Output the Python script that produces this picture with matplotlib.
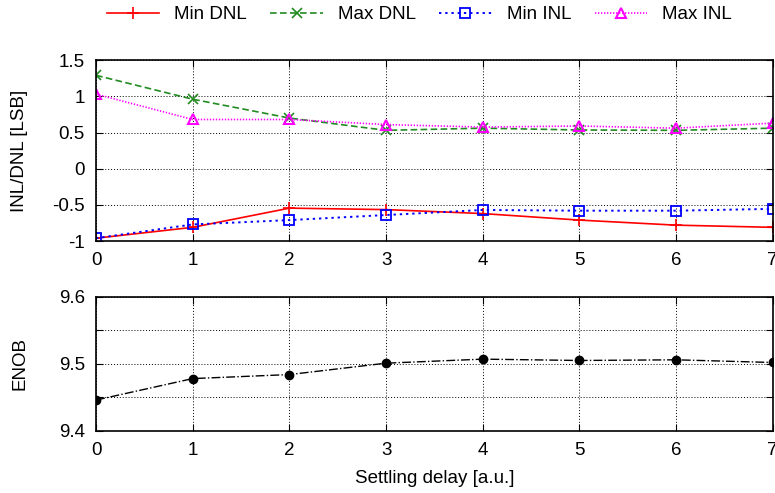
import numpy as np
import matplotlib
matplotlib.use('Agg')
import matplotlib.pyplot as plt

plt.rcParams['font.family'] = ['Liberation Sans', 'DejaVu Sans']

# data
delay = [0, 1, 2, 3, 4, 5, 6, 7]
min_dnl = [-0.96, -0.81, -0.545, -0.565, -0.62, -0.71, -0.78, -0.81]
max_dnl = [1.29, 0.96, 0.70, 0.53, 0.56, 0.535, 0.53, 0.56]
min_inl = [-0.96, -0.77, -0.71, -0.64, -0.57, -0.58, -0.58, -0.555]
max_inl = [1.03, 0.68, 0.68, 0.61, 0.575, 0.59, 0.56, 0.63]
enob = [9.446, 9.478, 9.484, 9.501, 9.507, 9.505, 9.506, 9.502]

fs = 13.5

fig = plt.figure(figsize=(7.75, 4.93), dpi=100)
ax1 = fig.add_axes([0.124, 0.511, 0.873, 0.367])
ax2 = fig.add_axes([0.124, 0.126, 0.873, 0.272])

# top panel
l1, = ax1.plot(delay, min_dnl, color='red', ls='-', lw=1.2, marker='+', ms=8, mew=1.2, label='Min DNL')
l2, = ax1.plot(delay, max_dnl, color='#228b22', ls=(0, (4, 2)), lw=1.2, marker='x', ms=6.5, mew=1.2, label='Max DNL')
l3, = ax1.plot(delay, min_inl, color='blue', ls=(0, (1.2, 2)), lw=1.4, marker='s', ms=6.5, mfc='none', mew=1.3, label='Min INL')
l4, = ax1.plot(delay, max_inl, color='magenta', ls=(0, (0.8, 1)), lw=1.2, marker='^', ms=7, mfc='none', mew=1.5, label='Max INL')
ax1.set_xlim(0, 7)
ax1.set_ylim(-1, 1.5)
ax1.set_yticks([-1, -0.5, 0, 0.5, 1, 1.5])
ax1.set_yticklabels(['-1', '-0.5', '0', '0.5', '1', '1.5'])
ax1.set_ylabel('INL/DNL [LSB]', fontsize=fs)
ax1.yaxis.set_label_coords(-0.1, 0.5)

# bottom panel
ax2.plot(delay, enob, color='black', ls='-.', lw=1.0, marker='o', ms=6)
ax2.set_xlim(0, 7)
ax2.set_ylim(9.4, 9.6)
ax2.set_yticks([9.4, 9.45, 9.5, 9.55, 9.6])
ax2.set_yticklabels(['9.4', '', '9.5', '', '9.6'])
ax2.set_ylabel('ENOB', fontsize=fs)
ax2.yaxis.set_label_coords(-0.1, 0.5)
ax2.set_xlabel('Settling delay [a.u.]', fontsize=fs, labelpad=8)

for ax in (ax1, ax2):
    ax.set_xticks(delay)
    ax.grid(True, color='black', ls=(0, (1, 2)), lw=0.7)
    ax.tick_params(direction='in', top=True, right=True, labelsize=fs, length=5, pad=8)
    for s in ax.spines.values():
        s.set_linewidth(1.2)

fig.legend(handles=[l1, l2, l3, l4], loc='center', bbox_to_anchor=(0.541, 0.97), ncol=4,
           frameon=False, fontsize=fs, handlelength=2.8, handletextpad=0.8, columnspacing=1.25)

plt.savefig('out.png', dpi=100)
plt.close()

SHORT TASK
Emit the lines of the material exactly, from its first line to the line containing "plt.rcParams['font.family'] = ['Liberation", inclusive; leave every picture out.

TASK RESULT
Output the Python script that produces this picture with matplotlib.
import numpy as np
import matplotlib
matplotlib.use('Agg')
import matplotlib.pyplot as plt

plt.rcParams['font.family'] = ['Liberation Sans', 'DejaVu Sans']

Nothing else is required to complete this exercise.